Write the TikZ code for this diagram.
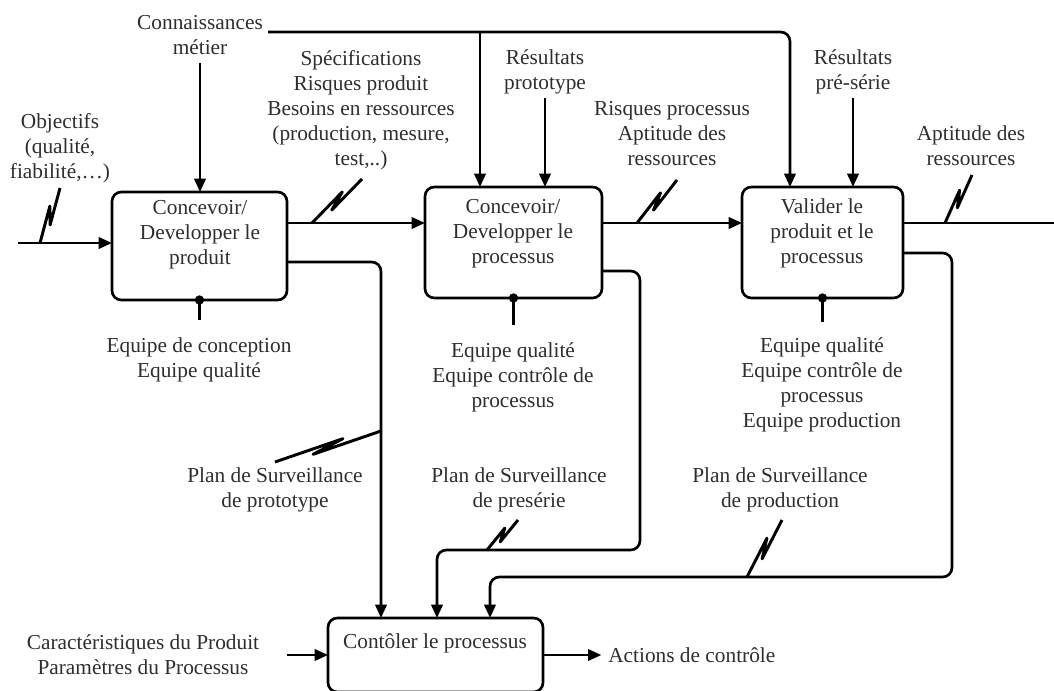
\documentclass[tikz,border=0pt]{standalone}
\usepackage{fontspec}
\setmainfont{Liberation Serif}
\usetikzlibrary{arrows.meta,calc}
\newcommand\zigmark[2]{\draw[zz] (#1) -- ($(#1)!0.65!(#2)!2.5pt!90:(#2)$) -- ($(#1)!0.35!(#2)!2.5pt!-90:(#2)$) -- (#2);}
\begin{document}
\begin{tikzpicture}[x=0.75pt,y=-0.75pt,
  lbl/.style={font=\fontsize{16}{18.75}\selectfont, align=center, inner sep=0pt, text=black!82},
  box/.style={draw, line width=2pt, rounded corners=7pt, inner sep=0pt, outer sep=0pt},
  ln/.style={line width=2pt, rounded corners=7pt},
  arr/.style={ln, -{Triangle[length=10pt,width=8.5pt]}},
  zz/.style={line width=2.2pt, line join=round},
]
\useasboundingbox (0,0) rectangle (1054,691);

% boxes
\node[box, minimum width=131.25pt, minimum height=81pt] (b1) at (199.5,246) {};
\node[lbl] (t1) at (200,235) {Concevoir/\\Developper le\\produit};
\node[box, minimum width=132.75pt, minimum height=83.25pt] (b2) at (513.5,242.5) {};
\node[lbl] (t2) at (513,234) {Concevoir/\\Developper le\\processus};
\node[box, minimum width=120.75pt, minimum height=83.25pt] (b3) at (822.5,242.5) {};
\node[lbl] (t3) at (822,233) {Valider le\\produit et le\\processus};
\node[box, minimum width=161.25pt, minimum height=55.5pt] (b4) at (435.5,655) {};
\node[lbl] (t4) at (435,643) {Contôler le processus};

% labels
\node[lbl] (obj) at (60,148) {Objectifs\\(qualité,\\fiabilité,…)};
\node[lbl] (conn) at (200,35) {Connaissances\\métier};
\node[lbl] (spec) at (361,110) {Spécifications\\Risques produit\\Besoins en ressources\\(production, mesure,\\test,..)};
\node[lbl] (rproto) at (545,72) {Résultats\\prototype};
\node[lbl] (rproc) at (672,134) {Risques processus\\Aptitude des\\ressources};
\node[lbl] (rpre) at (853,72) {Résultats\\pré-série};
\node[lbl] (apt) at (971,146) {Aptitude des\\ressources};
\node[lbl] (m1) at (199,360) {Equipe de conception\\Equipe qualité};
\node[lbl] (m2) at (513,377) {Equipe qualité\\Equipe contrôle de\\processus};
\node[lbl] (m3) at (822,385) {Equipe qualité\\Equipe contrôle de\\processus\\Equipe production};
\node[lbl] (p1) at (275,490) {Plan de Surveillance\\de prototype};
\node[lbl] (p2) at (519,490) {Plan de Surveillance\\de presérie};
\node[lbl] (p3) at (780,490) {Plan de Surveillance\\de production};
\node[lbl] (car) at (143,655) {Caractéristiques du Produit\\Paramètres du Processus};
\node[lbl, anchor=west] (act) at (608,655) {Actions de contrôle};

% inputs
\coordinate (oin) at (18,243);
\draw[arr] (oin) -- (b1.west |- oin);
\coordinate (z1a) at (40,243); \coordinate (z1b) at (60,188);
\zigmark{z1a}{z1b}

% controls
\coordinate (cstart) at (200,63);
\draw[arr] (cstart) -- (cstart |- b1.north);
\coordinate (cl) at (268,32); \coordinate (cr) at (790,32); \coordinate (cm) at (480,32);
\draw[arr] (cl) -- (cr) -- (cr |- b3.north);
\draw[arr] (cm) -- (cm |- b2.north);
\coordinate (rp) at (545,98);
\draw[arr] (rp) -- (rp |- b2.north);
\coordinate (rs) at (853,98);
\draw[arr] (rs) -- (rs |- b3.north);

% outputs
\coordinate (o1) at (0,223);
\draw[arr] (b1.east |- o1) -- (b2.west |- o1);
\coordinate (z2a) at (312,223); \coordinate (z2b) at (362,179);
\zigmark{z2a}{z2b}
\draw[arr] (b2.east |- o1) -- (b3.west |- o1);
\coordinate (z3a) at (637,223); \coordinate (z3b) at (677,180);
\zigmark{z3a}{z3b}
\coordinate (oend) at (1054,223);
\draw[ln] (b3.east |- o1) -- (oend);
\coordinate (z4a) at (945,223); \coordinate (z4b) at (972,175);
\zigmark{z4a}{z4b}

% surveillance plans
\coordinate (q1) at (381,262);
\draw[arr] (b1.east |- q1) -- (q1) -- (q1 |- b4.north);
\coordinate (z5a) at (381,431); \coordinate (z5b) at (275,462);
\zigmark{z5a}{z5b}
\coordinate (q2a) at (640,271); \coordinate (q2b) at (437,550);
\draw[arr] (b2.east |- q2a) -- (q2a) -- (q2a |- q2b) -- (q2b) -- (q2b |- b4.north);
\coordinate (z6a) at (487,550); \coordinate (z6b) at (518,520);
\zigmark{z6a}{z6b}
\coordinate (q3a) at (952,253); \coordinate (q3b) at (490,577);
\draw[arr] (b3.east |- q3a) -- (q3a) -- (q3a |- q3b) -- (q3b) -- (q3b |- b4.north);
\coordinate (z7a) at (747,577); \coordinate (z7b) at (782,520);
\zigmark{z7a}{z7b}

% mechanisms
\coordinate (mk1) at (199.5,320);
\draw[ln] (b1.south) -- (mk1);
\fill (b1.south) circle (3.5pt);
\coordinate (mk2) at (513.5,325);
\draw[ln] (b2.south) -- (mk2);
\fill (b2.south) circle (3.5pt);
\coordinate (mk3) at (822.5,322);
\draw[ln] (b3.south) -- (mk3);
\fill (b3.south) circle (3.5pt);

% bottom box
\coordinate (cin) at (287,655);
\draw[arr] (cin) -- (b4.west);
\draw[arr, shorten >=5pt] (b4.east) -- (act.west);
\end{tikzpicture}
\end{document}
- - -
## What the task requires
Everything from the top line of the data down to and including the line with "(t4) at (435,643)" is to be copied, except the pictures.

## Worked solution
Write the TikZ code for this diagram.
\documentclass[tikz,border=0pt]{standalone}
\usepackage{fontspec}
\setmainfont{Liberation Serif}
\usetikzlibrary{arrows.meta,calc}
\newcommand\zigmark[2]{\draw[zz] (#1) -- ($(#1)!0.65!(#2)!2.5pt!90:(#2)$) -- ($(#1)!0.35!(#2)!2.5pt!-90:(#2)$) -- (#2);}
\begin{document}
\begin{tikzpicture}[x=0.75pt,y=-0.75pt,
  lbl/.style={font=\fontsize{16}{18.75}\selectfont, align=center, inner sep=0pt, text=black!82},
  box/.style={draw, line width=2pt, rounded corners=7pt, inner sep=0pt, outer sep=0pt},
  ln/.style={line width=2pt, rounded corners=7pt},
  arr/.style={ln, -{Triangle[length=10pt,width=8.5pt]}},
  zz/.style={line width=2.2pt, line join=round},
]
\useasboundingbox (0,0) rectangle (1054,691);

% boxes
\node[box, minimum width=131.25pt, minimum height=81pt] (b1) at (199.5,246) {};
\node[lbl] (t1) at (200,235) {Concevoir/\\Developper le\\produit};
\node[box, minimum width=132.75pt, minimum height=83.25pt] (b2) at (513.5,242.5) {};
\node[lbl] (t2) at (513,234) {Concevoir/\\Developper le\\processus};
\node[box, minimum width=120.75pt, minimum height=83.25pt] (b3) at (822.5,242.5) {};
\node[lbl] (t3) at (822,233) {Valider le\\produit et le\\processus};
\node[box, minimum width=161.25pt, minimum height=55.5pt] (b4) at (435.5,655) {};
\node[lbl] (t4) at (435,643) {Contôler le processus};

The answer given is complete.